Scalability#
Edge Infrastructure Manager components are designed to be scalable and to support a large fleet of devices. This section provides an overview of the scalability considerations, the importance of scalability for the project, and the key mechanisms at the ground.
Edge Infrastructure Manager has different scaling dimensions: onboarding (Day 0), steady state (Day 1) and upgrade operations (Day 2). Currently Edge Infrastructure Manager has been demonstrated to work at 10,000 provisioned edge nodes (in steady state during Day 1) for AWS deployment and 2000 provisioned edge devices for on-premises deployment.

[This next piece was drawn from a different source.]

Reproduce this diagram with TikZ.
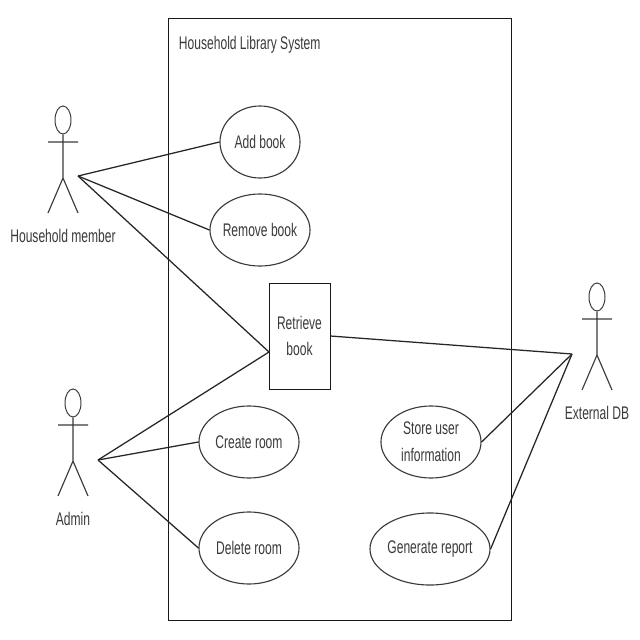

As of writing, the system has been tested to work with 50 concurrently onboarded nodes (Day 0 operations) and 1000 concurrent upgrades during Day 2 activities.
Scalability is also addressed from a manageability point of view relieving the operator from the burden of managing each device one by one as the operator can manage the entire fleet of devices as a single entity.
Scalability Considerations#
To achieve scalability, we must consider all components and their architecture within our system.
Data Persistency layer: The Edge Infrastructure Manager relies on a SQL database, specifically Postgres*, which must be properly configured and optimized for scale. Postgres offers multiple scaling options, including sharding and read-only replicas. In its cloud deployment, the Edge Infrastructure Manager utilizes AWS RDS*, providing a scalable and highly available Postgres implementation.
Inventory Component: This is the closest component to the data persistence layer, and it’s used by all other components. To optimize database access, we should:
Avoid unnecessary queries, and properly design queries, in such a way to avoid the N+1 problem.
Reduce physical database access by introducing ORM-level caches.
Ensure CRUD operations are fast by keeping business logic out of the Inventory.
Validate input statically rather than relying on current status of the database.
Utilize database primitives to avoid re-implementing already optimized operations (i.e., using foreign keys, constraints, etc.).
Minimize custom code by leveraging ORM capabilities (i.e., exploit the ORM framework to handle eager loading of linked resources).
Optimize heavy queries not efficiently handled by the ORM layer through custom APIs (RPCs) and SQL queries.
REST API Component: The REST API serves as the external access layer to the data model. It is stateless and horizontally scalable, implementing limited business logic and stateless input validation to ensure fast CRUD operations while enforcing security and access control. Heavy hitter APIs should be optimized by introducing caching layers.
Resource Managers (RMs): RMs implement the system’s business logic, are stateless, and horizontally scalable. They follow the reconciliation paradigm, inspired by Kubernetes’ control plane architecture, to design resilient distributed control planes. RMs use events from Inventory as triggers for their “level-based” business logic. They drive access to the persistence layer and should avoid unnecessary writes by ensuring reads are performed before writes. Writes are detrimental to performance due to locks, transaction log entries, disk access, and cache invalidation. RMs should minimize database access by introducing caching layers and avoiding redundant reads or writes.
Hierarchies and Top-Down Policies: These constructs help manage a fleet of devices at scale, delivering automation and agility to users. They solve the problem of executing iterative, error-prone, time-consuming tasks that would otherwise require scripting or manual changes to each leaf abstraction. While acceptable in small scenarios, this process is error-prone and does not guarantee consistency across the infrastructure.
Scalability Mechanisms#
To achieve scalability targets, the Edge Infrastructure Manager components implement several optimization techniques. These include caching, a fine-tuned ORM framework, optimized queries, and custom APIs. The code is designed to perform minimal operations and rely on the current state of the system rather than state changes.
Caching is extensively used across components to minimize unnecessary database reads and reduce operation latency. There are two types of caches: greedy and passive. Greedy caches perform eager loading of resources, while passive caches store the results of read operations.
The ORM framework employed in the project efficiently handles eager loading of data, preventing the N+1 queries problem. Additionally, the Resource Managers’ code is optimized to avoid unnecessary database writes, which helps maintain cache validity.
Various SQL database primitives are utilized to enforce table-level invariants, such as field uniqueness, foreign keys, and constraints.
The Resource Managers architecture does not require strong guarantees from the notification system, such as message durability and ordering. Consequently, events can be lost or delivered out of order, serving merely as indicators of system changes.
Inventory operations are typically resource-oriented, and the Inventory service interface is designed to be agnostic to the resources it manages. Complex data processing operations are supported by optimized queries and, when necessary, custom APIs (RPCs). These operations are designed to be efficient, avoiding the naive approach that might require the client to perform N+1 operations and process the data before presenting results.
Inventory supports load balancing of read operations across multiple read-replicas provided by the DBMS.